__Job__
Take the lines from the beginning of the material through the line containing "iD1_v = [0.72, 1.52, 0.82, 0.34, 0, 0, 0.80, 0.39, 0]" and retype them exactly, leaving the pictures out.

____________

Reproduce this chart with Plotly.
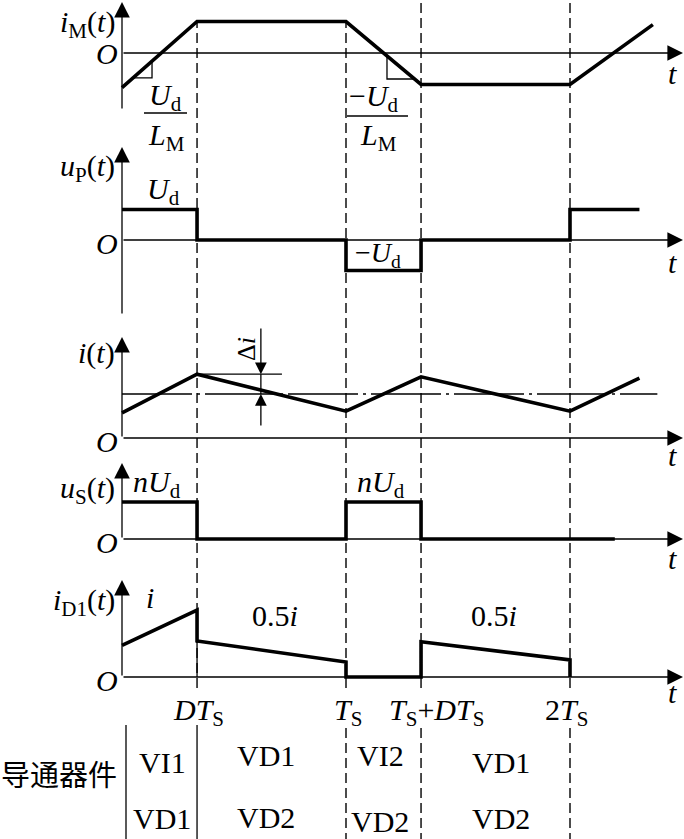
import plotly.graph_objects as go

W, H = 684, 839

# ---------------- data (time in units of T_S) ----------------
D = 0.335
tick_t = [D, 1.0, 1.0 + D, 2.0]
tick_labels = ["<i>DT</i><sub>S</sub>", "<i>T</i><sub>S</sub>",
               "<i>T</i><sub>S</sub>+<i>DT</i><sub>S</sub>", "2<i>T</i><sub>S</sub>"]

iM_t = [0, D, 1, 1 + D, 2, 2.37]
iM_v = [-1.1, 1.0, 1.0, -1.0, -1.0, 0.9]

uP_t = [0, D, D, 1, 1, 1 + D, 1 + D, 2, 2, 2.31]
uP_v = [1, 1, 0, 0, -1, -1, 0, 0, 1, 1]

i_t = [0, D, 1, 1 + D, 2, 2.31]
i_v = [0.57, 1.45, 0.61, 1.39, 0.61, 1.36]
i_avg = 1.0
i_avg_end = 2.39

uS_t = [0, D, D, 1, 1, 1 + D, 1 + D, 2.2]
uS_v = [1, 1, 0, 0, 1, 1, 0, 0]

iD1_t = [0, D, D, 1, 1, 1 + D, 1 + D, 2, 2]
iD1_v = [0.72, 1.52, 0.82, 0.34, 0, 0, 0.80, 0.39, 0]

# slope triangles on i_M
tri1_t = [0.05, 0.134, 0.134]
tri1_v = [-0.79, -0.79, -0.26]
tri2_t = [1.183, 1.183, 1.306]
tri2_v = [-0.09, -0.825, -0.825]

row1 = ["VI1", "VD1", "VI2", "VD1"]
row2 = ["VD1", "VD2", "VD2", "VD2"]
row_lbl = "导通器件"

# ---------------- layout helpers ----------------
X0, PXT = 122.0, 224.0          # pixel of t=0, pixels per T_S
T_END = (683 - X0) / PXT        # arrow tip of time axes


def XP(px):  # pixel -> paper x
    return px / W


def YP(py):  # pixel -> paper y
    return 1 - py / H


# panel: (axis name, zero pixel, pixels per unit, axis top tip px, axis bottom px)
panels = [
    ("y", 53, 31.5, 2, 110),
    ("y2", 240, 30.5, 147, 315),
    ("y3", 438, 44.0, 337, 438),
    ("y4", 539, 37.0, 463, 539),
    ("y5", 677, 44.0, 580, 677),
]

SERIF = "Liberation Serif"
BLACK = "black"
THICK = 3.6
THIN = 1.3
FS = 30

fig = go.Figure()


def line_trace(tt, vv, yax, width=THICK, dash=None):
    fig.add_trace(go.Scatter(x=tt, y=vv, xaxis="x", yaxis=yax, mode="lines",
                             line=dict(color=BLACK, width=width, dash=dash),
                             hoverinfo="skip", showlegend=False))


line_trace(iM_t, iM_v, "y")
line_trace(tri1_t, tri1_v, "y", width=THIN)
line_trace(tri2_t, tri2_v, "y", width=THIN)
line_trace(uP_t, uP_v, "y2")
line_trace([0, i_avg_end], [i_avg, i_avg], "y3", width=THIN, dash="70px,5px,3px,5px")
line_trace(i_t, i_v, "y3")
line_trace([i_t[1], 0.714], [i_v[1], i_v[1]], "y3", width=THIN)
line_trace(uS_t, uS_v, "y4")
line_trace([iD1_t[2], iD1_t[2]], [0, iD1_v[2]], "y5", width=THIN)
line_trace(iD1_t, iD1_v, "y5")

annotations = []
shapes = []

# axes with arrows
for name, zero, scale, top, bot in panels:
    v_top = (zero - top) / scale
    v_bot = (zero - bot) / scale
    annotations.append(dict(x=T_END, y=0, ax=0, ay=0, xref="x", yref=name,
                            axref="x", ayref=name, text="", showarrow=True,
                            arrowhead=2, arrowsize=2.4, arrowwidth=THIN,
                            arrowcolor=BLACK, standoff=0))
    annotations.append(dict(x=0, y=v_top, ax=0, ay=v_bot, xref="x", yref=name,
                            axref="x", ayref=name, text="", showarrow=True,
                            arrowhead=2, arrowsize=2.4, arrowwidth=THIN,
                            arrowcolor=BLACK, standoff=0))

# delta-i dimension arrows (panel 3)
di_t = 0.62
annotations.append(dict(x=di_t, y=i_v[1], ax=di_t, ay=2.52, xref="x", yref="y3",
                        axref="x", ayref="y3", text="", showarrow=True,
                        arrowhead=2, arrowsize=1.8, arrowwidth=THIN,
                        arrowcolor=BLACK, standoff=0))
annotations.append(dict(x=di_t, y=i_avg, ax=di_t, ay=0.25, xref="x", yref="y3",
                        axref="x", ayref="y3", text="", showarrow=True,
                        arrowhead=2, arrowsize=1.8, arrowwidth=THIN,
                        arrowcolor=BLACK, standoff=0))
line_trace([di_t, di_t], [i_avg, i_v[1]], "y3", width=THIN)

# vertical dashed guide lines
guide_top = [21, 20, 0, 0]
for tt, top in zip(tick_t, guide_top):
    shapes.append(dict(type="line", xref="x", yref="paper", x0=tt, x1=tt,
                       y0=YP(688), y1=YP(top),
                       line=dict(color=BLACK, width=1.4, dash="10px,5px")))
# table separators
shapes.append(dict(type="line", xref="paper", yref="paper", x0=XP(126), x1=XP(126),
                   y0=YP(725), y1=0, line=dict(color=BLACK, width=THIN)))
shapes.append(dict(type="line", xref="x", yref="paper", x0=tick_t[0], x1=tick_t[0],
                   y0=YP(725), y1=0, line=dict(color=BLACK, width=THIN)))
for tt in tick_t[1:]:
    shapes.append(dict(type="line", xref="x", yref="paper", x0=tt, x1=tt,
                       y0=YP(728), y1=0,
                       line=dict(color=BLACK, width=1.4, dash="10px,5px")))
# fraction bars
shapes.append(dict(type="line", xref="paper", yref="paper", x0=XP(144), x1=XP(187),
                   y0=YP(113), y1=YP(113), line=dict(color=BLACK, width=THIN)))
shapes.append(dict(type="line", xref="paper", yref="paper", x0=XP(347), x1=XP(408),
                   y0=YP(116), y1=YP(116), line=dict(color=BLACK, width=THIN)))


def lab(text, px, py, size=FS, xanchor="center", yanchor="middle", angle=0, family=SERIF):
    annotations.append(dict(text=text, x=XP(px), y=YP(py), xref="paper", yref="paper",
                            xanchor=xanchor, yanchor=yanchor, showarrow=False,
                            textangle=angle,
                            font=dict(family=family, size=size, color=BLACK)))


# axis names
lab("<i>i</i><sub>M</sub>(<i>t</i>)", 117, 24, xanchor="right")
lab("<i>u</i><sub>P</sub>(<i>t</i>)", 117, 168, xanchor="right")
lab("<i>i</i>(<i>t</i>)", 117, 353, xanchor="right")
lab("<i>u</i><sub>S</sub>(<i>t</i>)", 117, 490, xanchor="right")
lab("<i>i</i><sub>D1</sub>(<i>t</i>)", 117, 602, xanchor="right")
# origins
for oy in [54, 243, 441, 542, 680]:
    lab("<i>O</i>", 107, oy)
# t labels
for ty in [73, 262, 455, 558, 692]:
    lab("<i>t</i>", 672, ty)
# waveform labels
lab("<i>U</i><sub>d</sub>", 165, 97)
lab("<i>L</i><sub>M</sub>", 166, 137)
lab("−<i>U</i><sub>d</sub>", 374, 98)
lab("<i>L</i><sub>M</sub>", 378, 137)
lab("<i>U</i><sub>d</sub>", 163, 191)
lab("−<i>U</i><sub>d</sub>", 378, 254, size=28)
lab("Δ<i>i</i>", 246, 349, size=26, angle=-90)
lab("<i>n</i><i>U</i><sub>d</sub>", 157, 484)
lab("<i>n</i><i>U</i><sub>d</sub>", 381, 484)
lab("<i>i</i>", 150, 597)
lab("0.5<i>i</i>", 275, 615)
lab("0.5<i>i</i>", 494, 615)
# tick labels
tick_px = [198, 348, 437, 566]
for txt, px in zip(tick_labels, tick_px):
    lab(txt, px, 712)
# table
lab(row_lbl, 59, 773, size=29, family="Noto Sans CJK SC")
row_px = [162, 266, 380, 501]
row1_py = [762, 755, 755, 762]
row2_py = [818, 817, 821, 818]
for txt, px, py in zip(row1, row_px, row1_py):
    lab(txt, px, py)
for txt, px, py in zip(row2, row_px, row2_py):
    lab(txt, px, py)

layout_axes = {}
for k, (name, zero, scale, top, bot) in enumerate(panels):
    key = "yaxis" if name == "y" else "yaxis" + name[1:]
    ax = dict(range=[(zero - H) / scale, zero / scale], domain=[0, 1],
              visible=False, fixedrange=True)
    if name != "y":
        ax["overlaying"] = "y"
    layout_axes[key] = ax

fig.update_layout(
    width=W, height=H,
    margin=dict(l=0, r=0, t=0, b=0),
    paper_bgcolor="white", plot_bgcolor="white",
    xaxis=dict(range=[(0 - X0) / PXT, (W - X0) / PXT], domain=[0, 1],
               visible=False, fixedrange=True),
    annotations=annotations, shapes=shapes,
    showlegend=False,
    **layout_axes,
)

fig.write_html("out.html", config={"displayModeBar": False, "staticPlot": True},
               post_script="document.body.style.margin='0px';")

____________

__Answer to this exercise__
Reproduce this chart with Plotly.
import plotly.graph_objects as go

W, H = 684, 839

# ---------------- data (time in units of T_S) ----------------
D = 0.335
tick_t = [D, 1.0, 1.0 + D, 2.0]
tick_labels = ["<i>DT</i><sub>S</sub>", "<i>T</i><sub>S</sub>",
               "<i>T</i><sub>S</sub>+<i>DT</i><sub>S</sub>", "2<i>T</i><sub>S</sub>"]

iM_t = [0, D, 1, 1 + D, 2, 2.37]
iM_v = [-1.1, 1.0, 1.0, -1.0, -1.0, 0.9]

uP_t = [0, D, D, 1, 1, 1 + D, 1 + D, 2, 2, 2.31]
uP_v = [1, 1, 0, 0, -1, -1, 0, 0, 1, 1]

i_t = [0, D, 1, 1 + D, 2, 2.31]
i_v = [0.57, 1.45, 0.61, 1.39, 0.61, 1.36]
i_avg = 1.0
i_avg_end = 2.39

uS_t = [0, D, D, 1, 1, 1 + D, 1 + D, 2.2]
uS_v = [1, 1, 0, 0, 1, 1, 0, 0]

iD1_t = [0, D, D, 1, 1, 1 + D, 1 + D, 2, 2]
iD1_v = [0.72, 1.52, 0.82, 0.34, 0, 0, 0.80, 0.39, 0]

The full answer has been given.